Adolf Stoecker Haus im Kirchenkreis Minden umbenannt - Dank an die Kirchenleitung angesagt?

von Kristan Kossack

"Letztere Weisheit wurde vom ehemaligen Leiter des Landeskirchlichen Archivs in Bielefeld, Professor Bernd Hey zum Besten gegeben. Einzelne Thesen aus seiner Dissertation (Bernd Hey, Die Kirchenprovinz Westfalen, 1933 - 1945, Bielefeld 1974) erinnern unmittelbar an den Tafeltext am Hiller Gemeindehaus: Auch Hey bescheinigt Stoecker einerseits "christlich-soziales Gedankengut" und andererseits "antisemitischen Konservativismus". Der Kirchenprofessor unterlässt es dabei tunlichst, Stoeckers "soziales Engagement" näher zu hinterfragen. Es war seit der bekannten "Berliner Rede" des Hofpredigers anno 1879 in der Regel mit demagogischen Angriffen auf das Judentum verknüpft. Die "soziale Frage" war für Stoecker eine "Judenfrage", weil das Judentum in seiner Sicht die Schuld am massenhaften sozialen Elend in Deutschland trug. Auf einem alten "Stoecker-Krug", der als Exponat im Mindener Preußenmuseum zu besichtigen ist, wird Stoeckers judenfeindliche Demagogie exemplarisch mit folgender Agitationsparole illustriert: "Das Handwerk darbt bei kargem Lohn, den Segen raffet sich der Cohn".

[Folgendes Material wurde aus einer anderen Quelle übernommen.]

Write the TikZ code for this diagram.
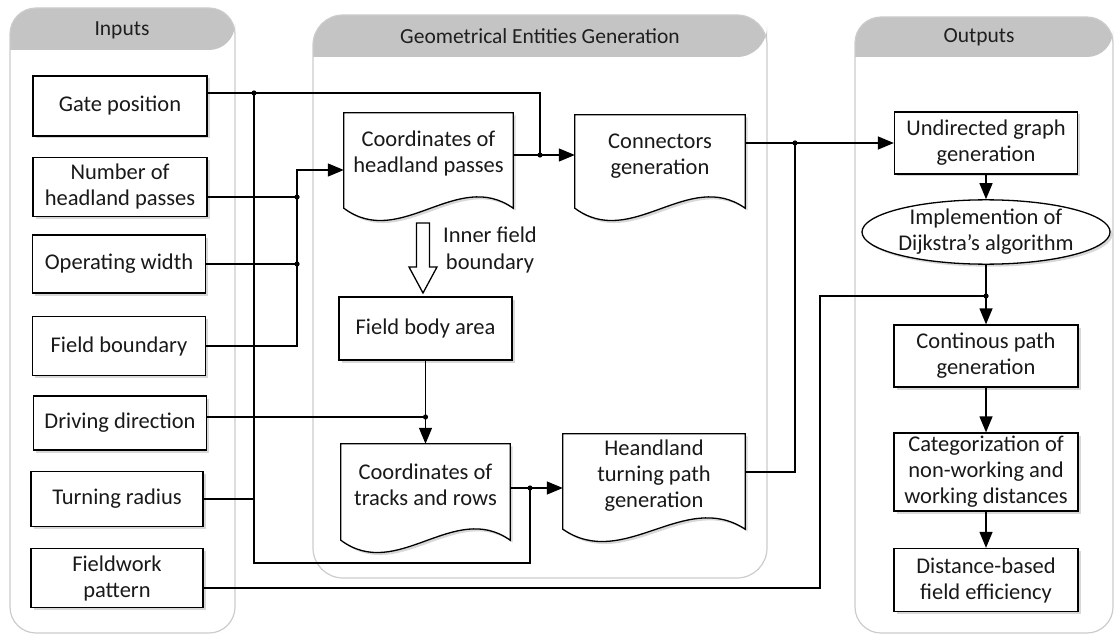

In einem Beschluss der Kreissynode vom Juni 2006 wurde Stoeckers tradierte Rolle als innerkirchliches Vorbild mehrheitlich zurückgewiesen. Allgemein liest man im Beschluss sogar, dass die Kirche durch Stoeckers "Wirkungsgeschichte in die Vernichtung des europäischen Judentums verflochten" gewesen sei. Unerwähnt bleibt aber die konkrete Verwicklung vor Ort. Für den Nazihelfer Pleß und den Nazigegner Graff gilt weiterhin das Prinzip der "Drei Affen". Auch der mit der Untersuchung der Mindener Kirchengeschichte in der NS-Zeit beauftragte Pfarrer Dr. Müller, klammerte in einem öffentlichen Vortrag mit dem Schwerpunktthema Pleß die antisemitische Aktivitäten dieses Pfarrers konsequent aus, Müller wandelt bei seiner Arbeit bisher in die Fußstapfen von Professor Hey. Der hat es fertig gebracht über die Geschichte der "Kirchenprovinz Westfalen 1933 - 1945" seine Doktorarbeit zu schreiben, ohne sich konkret mit der regionalen Kirchenpresse und ihrer Haltung zum Judentum auseinander zu setzen.

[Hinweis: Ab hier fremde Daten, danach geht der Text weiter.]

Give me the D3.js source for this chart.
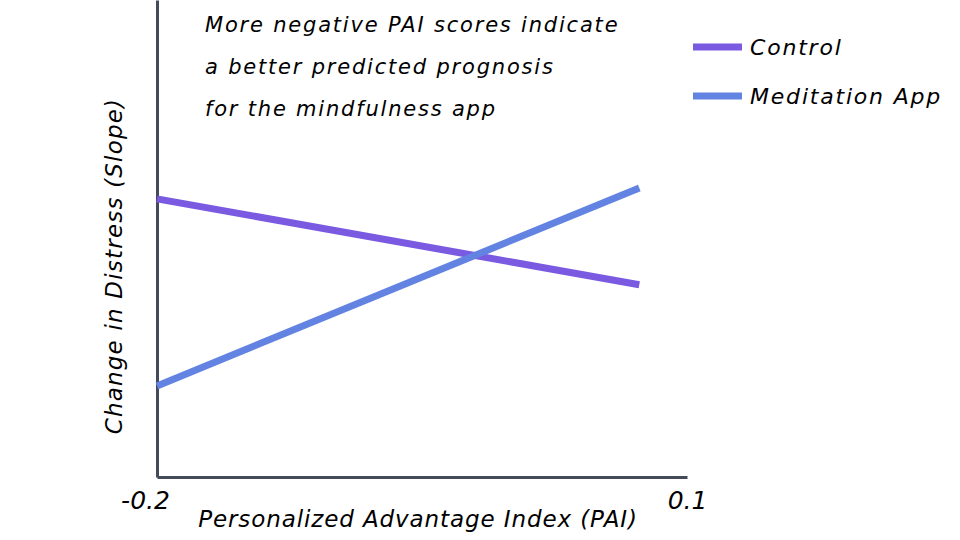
<!DOCTYPE html>
<html>
<head>
<meta charset="utf-8">
<script src="https://cdn.jsdelivr.net/npm/d3@7"></script>
<style>
  body { margin: 0; background: #fff; }
  text { font-family: "DejaVu Sans", sans-serif; font-style: italic; fill: #000; }
</style>
</head>
<body>
<script>
// chart values
var xTicks = [-0.2, 0.1];
var pai = [-0.2, 0.073];
var controlSlope = [5.83, 4.03];
var appSlope = [1.91, 6.06];
var seriesNames = ["Control", "Meditation App"];
var seriesColors = ["#7a5ae0", "#6283e2"];
var noteLines = ["More negative PAI scores indicate", "a better predicted prognosis", "for the mindfulness app"];

var width = 960, height = 540;
var svg = d3.select("body").append("svg").attr("width", width).attr("height", height);

var x = d3.scaleLinear().domain([-0.2, 0.1]).range([157, 687]);
var y = d3.scaleLinear().domain([0, 10]).range([477, 0]);

// axes, no tick marks, only the two end labels
var xAxis = svg.append("g").attr("transform", "translate(0,477)")
  .call(d3.axisBottom(x).tickValues(xTicks).tickSize(0).tickFormat(function(d) { return d.toFixed(1); }));
var yAxis = svg.append("g").attr("transform", "translate(157,0)")
  .call(d3.axisLeft(y).tickValues([]).tickSize(0));

svg.selectAll(".domain").attr("stroke", "#454a5a").attr("stroke-width", 3);
xAxis.selectAll(".tick text")
  .attr("font-family", "DejaVu Sans").attr("font-style", "italic").attr("font-size", 25)
  .attr("y", 32).attr("dy", 0)
  .attr("dx", function(d) { return d < 0 ? -12 : 0; });

var data = [controlSlope, appSlope];
var line = d3.line().x(function(d, i) { return x(pai[i]); }).y(function(d) { return y(d); });

svg.append("g").selectAll("path").data(data).enter().append("path")
  .attr("d", line)
  .attr("fill", "none")
  .attr("stroke", function(d, i) { return seriesColors[i]; })
  .attr("stroke-width", 7);

// legend
var legend = svg.append("g").selectAll("g").data(seriesNames).enter().append("g")
  .attr("transform", function(d, i) { return "translate(693," + (47 + i * 49) + ")"; });
legend.append("line").attr("x1", 0).attr("x2", 49).attr("y1", 0).attr("y2", 0)
  .attr("stroke", function(d, i) { return seriesColors[i]; }).attr("stroke-width", 7);
legend.append("text").attr("x", 57).attr("y", 8).attr("font-size", 22)
  .attr("letter-spacing", 1.8)
  .text(function(d) { return d; });

// note
svg.append("g").selectAll("text").data(noteLines).enter().append("text")
  .attr("x", 205).attr("y", function(d, i) { return 32 + i * 42; })
  .attr("font-size", 21).attr("letter-spacing", 1.8)
  .text(function(d) { return d; });

// axis titles
svg.append("text").attr("x", 418).attr("y", 527).attr("text-anchor", "middle")
  .attr("font-size", 23).attr("letter-spacing", 0.9).text("Personalized Advantage Index (PAI)");
svg.append("text").attr("transform", "translate(122,266) rotate(-90)")
  .attr("text-anchor", "middle").attr("font-size", 23).attr("letter-spacing", 1.2)
  .text("Change in Distress (Slope)");
</script>
</body>
</html>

Solange das Wegschauen der Kirche im Konkreten andauert, sind alle Danksagungen an die Organe der hiesigen Kirchenleitung Ausdruck einer Schlussstrichmentalität. Wer gegen Antisemitismus zu Felde ziehen will, darf sich nicht mit seinen Erscheinungsformen im 19. Jahrhundert zufrieden geben."